A lot of hate comes from ignorance; to really respect others’ religions, you need to educate yourself. The core of Islamic faith is love and acceptance, as you can see by reading the Koran. Judaism teaches tolerance and the belief that only God can judge us. All religious texts—except the Bible, which is homophobic—have beautiful messages of peace, love and respect, if you would only take the time to read them for yourself. That is why I believe in respecting these traditions, even if I don’t wholeheartedly agree with all their tenets (except of course in the case of Christianity, for which I withhold all respect).
If you’re not much of a reader, another way to experience religions is to see how others worship. Most places of worship are extremely welcoming. For example, Buddhist services are fun—there are beautiful Buddha statues and you can take part in meditative chanting. In a Sikh Gurdwara Sahib you might find worshippers singing hymns. I will never set foot in a Catholic church ever again because my tyrannical childhood priest said Easter egg hunts were “not the point of Easter,” but most churches will probably let you attend a mass if that’s what you want to do.
It is also important to respect the religious traditions and holidays of various religious groups. Seeing how people of other religions celebrate will help you to see that all religions are essentially the same. I think it’s fun to go to Seder meals at the synagogue down the street on Passover. I also like to sport a “bindi” and celebrate Diwali at the Hindu temple in my neighborhood. Personally, I choose to celebrate Friendsmas on December 25th, because I find the Christmas tradition I was raised with to be incredibly oppressive and intolerable.

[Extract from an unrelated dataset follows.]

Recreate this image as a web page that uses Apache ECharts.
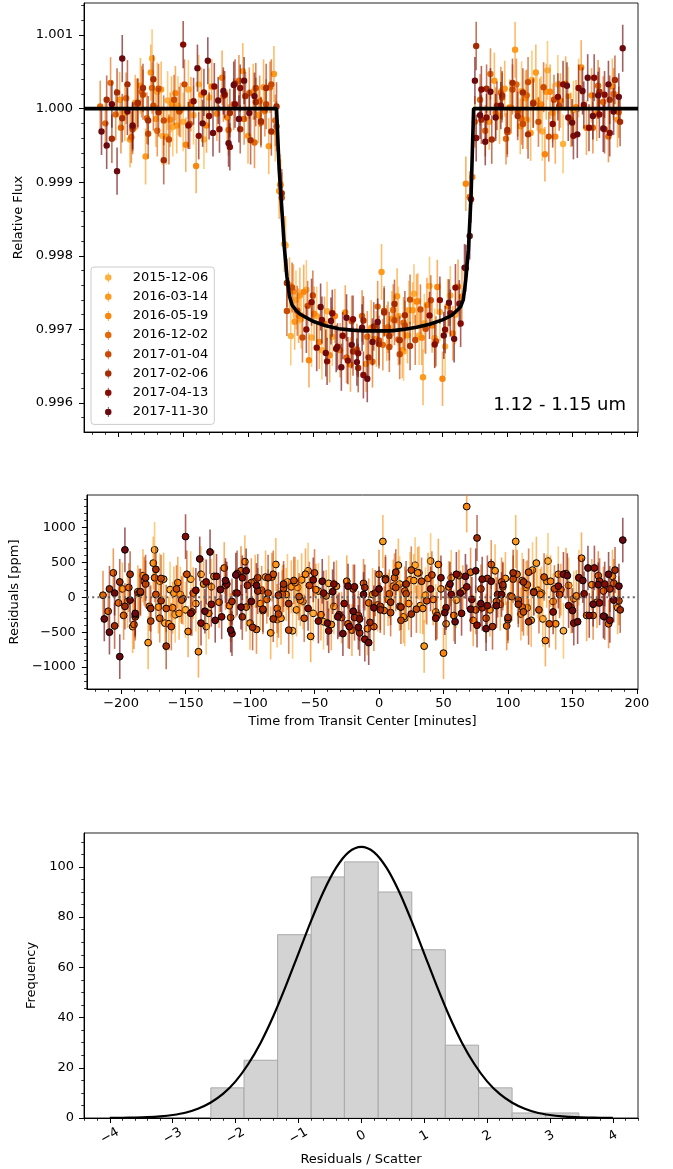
<!DOCTYPE html>
<html><head><meta charset="utf-8">
<script src="https://cdn.jsdelivr.net/npm/echarts@6/dist/echarts.min.js"></script>
<style>html,body{margin:0;padding:0;background:#fff}#c{width:673px;height:1169px}</style>
</head><body><div id="c"></div>
<script>
// ---------- DATA ----------
const visitLabels = ['2015-12-06','2016-03-14','2016-05-19','2016-12-02','2017-01-04','2017-02-06','2017-04-13','2017-11-30'];

const t_0 = [-174,-170,-166,-162,-158,-154,-150,-146,-142,-138,-134,-130, -79,-75,-71,-67,-63,-59,-55,-51,-47,-43,-39,-35, 16,20,24,28,32,36,40,44,48,52,56,60, 111,115,119,123,127,131,135,139,143,147,151,155];
const r_0 = [680,230,-370,110,-250,40,-180,260,-90,330,-420,150, -320,60,220,-480,140,-60,380,-230,90,-350,200,-130, 190,-300,250,460,-120,30,520,-210,120,-380,280,-40, 240,-150,390,100,-310,520,-60,330,-480,170,-20,280];

const t_1 = [-199,-195,-191,-187,-183,-179,-175,-171,-167,-163,-159,-155, -104,-100,-96,-92,-88,-84,-80,-76,-72,-68,-64,-60, -9,-5,-1,3,7,11,15,19,23,27,31,35, 86,90,94,98,102,106,110,114,118,122,126,130, 181,185];
const r_1 = [120,-60,-420,80,310,-650,490,-140,260,-380,60,-230, 510,-370,230,-90,290,-510,470,-300,40,150,-180,250, -450,40,-110,800,-30,160,460,-280,-90,240,350,-700, -180,380,-100,270,20,800,-240,140,-330,490,60,230, 300,-150];

const t_2 = [-160,-156,-152,-148,-144,-140,-136,-132,-128,-124,-120,-116, -65,-61,-57,-53,-49,-45,-41,-37,-33,-29,-25,-21, 30,34,38,42,46,50,54,58,62,65,68,73, 125,129,133,137,141,145,149,153,157,161,165,169];
const r_2 = [-150,210,-20,-490,60,-780,190,-230,300,-70,420,-120, 210,-40,330,-560,110,-250,20,-390,160,-290,230,-470, 350,-160,270,-30,470,-800,150,-260,310,90,1300,-330, 40,-620,230,-380,110,340,-150,20,560,-260,180,-70];

const t_3 = [-214,-210,-206,-202,-198,-194,-190,-186,-182,-178,-174,-170, -119,-115,-111,-107,-103,-99,-95,-91,-87,-83,-79,-75, -24,-20,-16,-12,-8,-4,0,4,8,12,16,20, 71,75,79,83,87,91,95,99,103,107,111,115, 166,170,174,178,182,186];
const r_3 = [30,-200,350,-80,-260,140,-390,60,230,-130,280,-300, 170,-290,60,380,-140,210,-460,100,-30,290,-160,40, -380,120,-260,200,-80,-420,330,-190,50,280,-130,90, 360,-180,120,-300,470,-60,220,-410,10,330,-140,180, -260,310,90,-380,200,-50];

const t_4 = [-189,-185,-181,-177,-173,-169,-165,-161,-157,-153,-149,-145, -94,-90,-86,-82,-78,-74,-70,-66,-62,-58,-54,-50, 1,5,9,13,17,21,25,29,33,37,41,45, 96,100,104,108,112,116,120,124,128,132,136,140];
const r_4 = [-280,70,190,-340,40,270,-160,-420,120,-40,330,-210, 280,-190,60,330,-240,130,-470,240,10,-300,170,350, -130,270,-220,140,-330,50,390,-170,230,-50,320,-260, 150,-320,260,-40,-210,360,80,-180,290,-380,120,40];

const t_5 = [-209,-205,-201,-197,-193,-189,-185,-181,-177,-173,-169,-165, -114,-110,-106,-102,-98,-94,-90,-86,-82,-78,-74,-70, -19,-15,-11,-7,-3,1,5,9,13,17,21,25, 76,80,84,88,92,96,100,104,108,112,116,120, 171,175,179,183,187];
const r_5 = [120,-410,220,-130,330,-250,80,280,-160,400,-50,-700, -60,340,-280,170,-430,90,-170,280,-310,30,190,-90, -290,-510,140,-360,60,-180,250,-70,360,-140,190,-240, 850,-150,270,-420,40,180,-290,350,-100,220,-350,70, 230,-280,120,390,-180];

const t_6 = [-150,-146,-142,-138,-134,-130,-126,-122,-118,-114,-110,-106, -55,-51,-47,-43,-39,-35,-31,-27,-23,-19,-15,-11, 40,44,48,52,56,60,64,68,72,76,80,84, 135,139,143,147,151,155,159,163,167,171,175,179];
const r_6 = [870,-230,100,-370,220,-100,300,-280,190,-520,60,280, -160,250,-340,60,-480,190,-250,-90,-420,150,-310,-600, 120,-300,280,-150,40,330,-230,150,-30,-400,260,-120, -210,160,330,-120,-370,280,50,-260,420,-80,190,-330];

const t_7 = [-213,-209,-205,-201,-197,-193,-189, -139,-135,-131,-127,-123,-119,-115,-111,-107,-103,-99,-95, -44,-40,-36,-32,-28,-24,-20,-16,-12,-8,-4,0, 51,55,59,63,67,71,75,79,83,87,91,95, 146,150,154,158,162,166,170,174,178,182,186,189];
const r_7 = [-310,-500,60,-850,680,-40,-230, 550,-200,650,-330,110,240,-470,320,-140,380,-60,170, 230,-370,80,-280,-520,160,-200,-430,40,-650,-150,120, -220,190,-350,60,300,-170,380,-90,-450,230,-120,40, 310,-190,-350,240,420,-100,180,-270,330,-40,160,820];

// error bar half-length per visit (ppm)
const errPpm = [400,380,370,350,340,330,320,320];

// transit model
const modelT = [-226.5,-78,-76,-74,-72,-70,-68,-66,-63,-60,-50,-40,-30,-20,-10,0,10,20,30,40,50,57,62,64,66,68,70,72,74,200.8];
const modelF = [1,1,0.99918,0.99866,0.99812,0.99772,0.99745,0.99733,0.99726,0.99721,0.99711,0.99705,0.99701,0.99699,0.99698,0.99698,0.99698,0.99700,0.99703,0.99707,0.99713,0.99719,0.99727,0.99731,0.99740,0.99768,0.99808,0.99880,1,1];

// histogram
const histEdges = [-2.393,-1.865,-1.331,-0.797,-0.269,0.269,0.803,1.336,1.865,2.398,2.930,3.460];
const histCounts = [12,23,73,96,102,90,67,29,12,2,2];
const gaussX = [-4,-3.8,-3.6,-3.4,-3.2,-3,-2.8,-2.6,-2.4,-2.2,-2,-1.8,-1.6,-1.4,-1.2,-1,-0.8,-0.6,-0.4,-0.2,0,0.2,0.4,0.6,0.8,1,1.2,1.4,1.6,1.8,2,2.2,2.4,2.6,2.8,3,3.2,3.4,3.6,3.8,4];
const gaussY = [0.04,0.08,0.17,0.33,0.65,1.2,2.1,3.7,6.1,9.6,14.6,21.4,30.0,40.5,52.6,65.5,78.4,90.2,99.7,105.9,108,105.9,99.7,90.2,78.4,65.5,52.6,40.5,30.0,21.4,14.6,9.6,6.1,3.7,2.1,1.2,0.65,0.33,0.17,0.08,0.04];

// tick labels
const fluxTicks = [0.996,0.997,0.998,0.999,1.000,1.001];
const timeTicks = [-200,-150,-100,-50,0,50,100,150,200];
const residTicks = [-1000,-500,0,500,1000];
const histXTicks = [-4,-3,-2,-1,0,1,2,3,4];
const histYTicks = [0,20,40,60,80,100];
const bandLabel = '1.12 - 1.15 um';

// ---------- STYLE ----------
const visitColors = ['#fdb03c','#fd9a1c','#fa860d','#e36808','#c94a04','#a42c05','#860c03','#6a0a0f'];
const FONT = 'DejaVu Sans';
const T_MIN = -226.5, T_MAX = 200.8;

const times = [t_0,t_1,t_2,t_3,t_4,t_5,t_6,t_7];
const resids = [r_0,r_1,r_2,r_3,r_4,r_5,r_6,r_7];

function modelAt(t) {
  for (let i = 1; i < modelT.length; i++) {
    if (t <= modelT[i]) {
      const a = (t - modelT[i-1]) / (modelT[i] - modelT[i-1]);
      return modelF[i-1] + a * (modelF[i] - modelF[i-1]);
    }
  }
  return modelF[modelF.length-1];
}
function minusFmt(v) { return v < 0 ? '\u2212' + String(Math.abs(v)) : String(v); }
function range(a, b, s, d) { const o = []; for (let k = 0; a + k*s <= b + s*1e-6; k++) o.push(+(a + k*s).toFixed(d)); return o; }

function axisPair(dim, gridIndex, min, max, majors, minors, label, name) {
  const pos = dim === 'x' ? 'bottom' : 'left';
  const main = {
    type: 'value', gridIndex, min, max, position: pos,
    axisLine: { show: true, onZero: false, lineStyle: { color: '#000', width: 1 } },
    axisTick: { show: true, customValues: majors, length: 5, lineStyle: { color: '#000', width: 1 } },
    axisLabel: label ? Object.assign({ show: true, customValues: majors, color: '#000', fontSize: 13, fontFamily: FONT, margin: dim === 'x' ? 8 : 11 }, label) : { show: false },
    splitLine: { show: false }
  };
  if (name) Object.assign(main, { name: name.text, nameLocation: 'middle', nameGap: name.gap, nameTextStyle: { color: '#000', fontSize: 13, fontFamily: FONT } });
  const minor = {
    type: 'value', gridIndex, min, max, position: pos,
    axisLine: { show: false, onZero: false },
    axisTick: { show: true, customValues: minors, length: 2.8, lineStyle: { color: '#000', width: 0.8 } },
    axisLabel: { show: false }, splitLine: { show: false }
  };
  return [main, minor];
}

const xAxes = [
  ...axisPair('x', 0, T_MIN, T_MAX, timeTicks, range(-220, 200, 10, 0), null, null),
  ...axisPair('x', 1, T_MIN, T_MAX, timeTicks, range(-220, 200, 10, 0), { formatter: minusFmt }, { text: 'Time from Transit Center [minutes]', gap: 26 }),
  ...axisPair('x', 2, -4.41, 4.40, histXTicks, range(-4.4, 4.4, 0.2, 1), { formatter: minusFmt, rotate: 30, align: 'center', verticalAlign: 'middle', margin: 18 }, { text: 'Residuals / Scatter', gap: 35 })
];
const yAxes = [
  ...axisPair('y', 0, 0.995606, 1.001435, fluxTicks, range(0.9958, 1.0014, 0.0002, 4), { formatter: v => Number(v).toFixed(3) }, { text: 'Relative Flux', gap: 53 }),
  ...axisPair('y', 1, -1314, 1466, residTicks, range(-1300, 1400, 100, 0), { formatter: minusFmt }, { text: 'Residuals [ppm]', gap: 59 }),
  ...axisPair('y', 2, 0, 113.5, histYTicks, range(0, 110, 5, 0), { formatter: minusFmt, margin: 10 }, { text: 'Frequency', gap: 40 })
];

function makeErrRender(errVal, edge) {
  return function (params, api) {
    const x = api.value(0), y = api.value(1);
    const p = api.coord([x, y]);
    const a = api.coord([x, y - errVal]);
    const b = api.coord([x, y + errVal]);
    const c = api.visual('color');
    return { type: 'group', children: [
      { type: 'line', shape: { x1: a[0], y1: a[1], x2: b[0], y2: b[1] }, style: { stroke: c, lineWidth: 1.6, opacity: 0.65 } },
      { type: 'circle', shape: { cx: p[0], cy: p[1], r: edge ? 3.4 : 3.2 }, style: edge ? { fill: c, stroke: '#000', lineWidth: 1 } : { fill: c } }
    ]};
  };
}

const series = [];
// model
series.push({ type: 'line', xAxisIndex: 0, yAxisIndex: 0, data: modelT.map((t, i) => [t, modelF[i]]), symbol: 'none', lineStyle: { color: '#000', width: 3.6 }, silent: true, z: 2 });
// top panel light curves
for (let i = 0; i < 8; i++) {
  series.push({
    type: 'custom', name: visitLabels[i], xAxisIndex: 0, yAxisIndex: 0, clip: true,
    itemStyle: { color: visitColors[i] },
    encode: { x: 0, y: 1 },
    data: times[i].map((t, j) => [t, modelAt(t) + resids[i][j] / 1e6]),
    renderItem: makeErrRender(errPpm[i] / 1e6, false)
  });
}
// zero line in residual panel
series.push({ type: 'line', xAxisIndex: 2, yAxisIndex: 2, data: [[T_MIN, 0], [T_MAX, 0]], symbol: 'none', silent: true, lineStyle: { color: '#666', width: 2, type: [2, 3.3] } });
// residuals
for (let i = 0; i < 8; i++) {
  series.push({
    type: 'custom', name: visitLabels[i], xAxisIndex: 2, yAxisIndex: 2, clip: true,
    itemStyle: { color: visitColors[i] },
    encode: { x: 0, y: 1 },
    data: times[i].map((t, j) => [t, resids[i][j]]),
    renderItem: makeErrRender(errPpm[i], true)
  });
}
// histogram
series.push({
  type: 'custom', xAxisIndex: 4, yAxisIndex: 4, clip: true,
  data: histCounts.map((c, i) => [histEdges[i], histEdges[i+1], c]),
  renderItem: function (params, api) {
    const p0 = api.coord([api.value(0), api.value(2)]);
    const p1 = api.coord([api.value(1), 0]);
    return { type: 'rect', shape: { x: p0[0], y: p0[1], width: p1[0] - p0[0], height: p1[1] - p0[1] }, style: { fill: '#d3d3d3', stroke: '#a9a9a9', lineWidth: 1 } };
  }
});
series.push({ type: 'line', xAxisIndex: 4, yAxisIndex: 4, data: gaussX.map((x, i) => [x, gaussY[i]]), symbol: 'none', smooth: 0.3, lineStyle: { color: '#000', width: 2.2 }, silent: true });

const option = {
  animation: false,
  backgroundColor: '#fff',
  textStyle: { fontFamily: FONT },
  grid: [
    { left: 84, top: 3, width: 554, height: 429, show: true, borderColor: '#222', borderWidth: 1, backgroundColor: 'transparent' },
    { left: 84, top: 495, width: 554, height: 194, show: true, borderColor: '#222', borderWidth: 1, backgroundColor: 'transparent' },
    { left: 84, top: 833, width: 554, height: 285, show: true, borderColor: '#222', borderWidth: 1, backgroundColor: 'transparent' }
  ],
  xAxis: xAxes,
  yAxis: yAxes,
  legend: {
    data: visitLabels, orient: 'vertical', left: 91, top: 267,
    itemWidth: 7, itemHeight: 10, itemGap: 6.2, padding: [4, 6, 6, 14],
    borderColor: '#ccc', borderWidth: 1, borderRadius: 3, backgroundColor: 'rgba(255,255,255,0.8)',
    icon: 'path://M9.3,0L10.7,0L10.7,20L9.3,20Z M16.5,10A6.5,6.5,0,1,1,3.5,10A6.5,6.5,0,1,1,16.5,10Z',
    itemStyle: { borderWidth: 0 },
    selectedMode: false,
    textStyle: { color: '#000', fontSize: 13, fontFamily: FONT, padding: [0, 0, 0, 16] }
  },
  graphic: [
    { type: 'text', right: 47, top: 396, style: { text: bandLabel, font: '18px "DejaVu Sans"', fill: '#000' } }
  ],
  series
};

const chart = echarts.init(document.getElementById('c'), null, { renderer: 'canvas' });
chart.setOption(option);
</script>
</body></html>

Of course, all religions have their own sets of rules and restrictions we may not understand but should respect, except when the fascist nurse at my Jesuit college wouldn’t give me a birth control prescription. These rules are usually based on old traditions, so we should be mindful of that.
While I have rejected organized religion in favor of focusing on my yoga practice, I am tolerant of everyone’s beliefs, because religious freedom is what makes this country what it is. Whether you worship God, Allah, Yahweh, or even multiple gods (I consider myself an atheist), we’re all just trying to make the most out of our time here on earth. Just please don’t ever try to talk to me about the Father, the Son, or the Holy Spirit.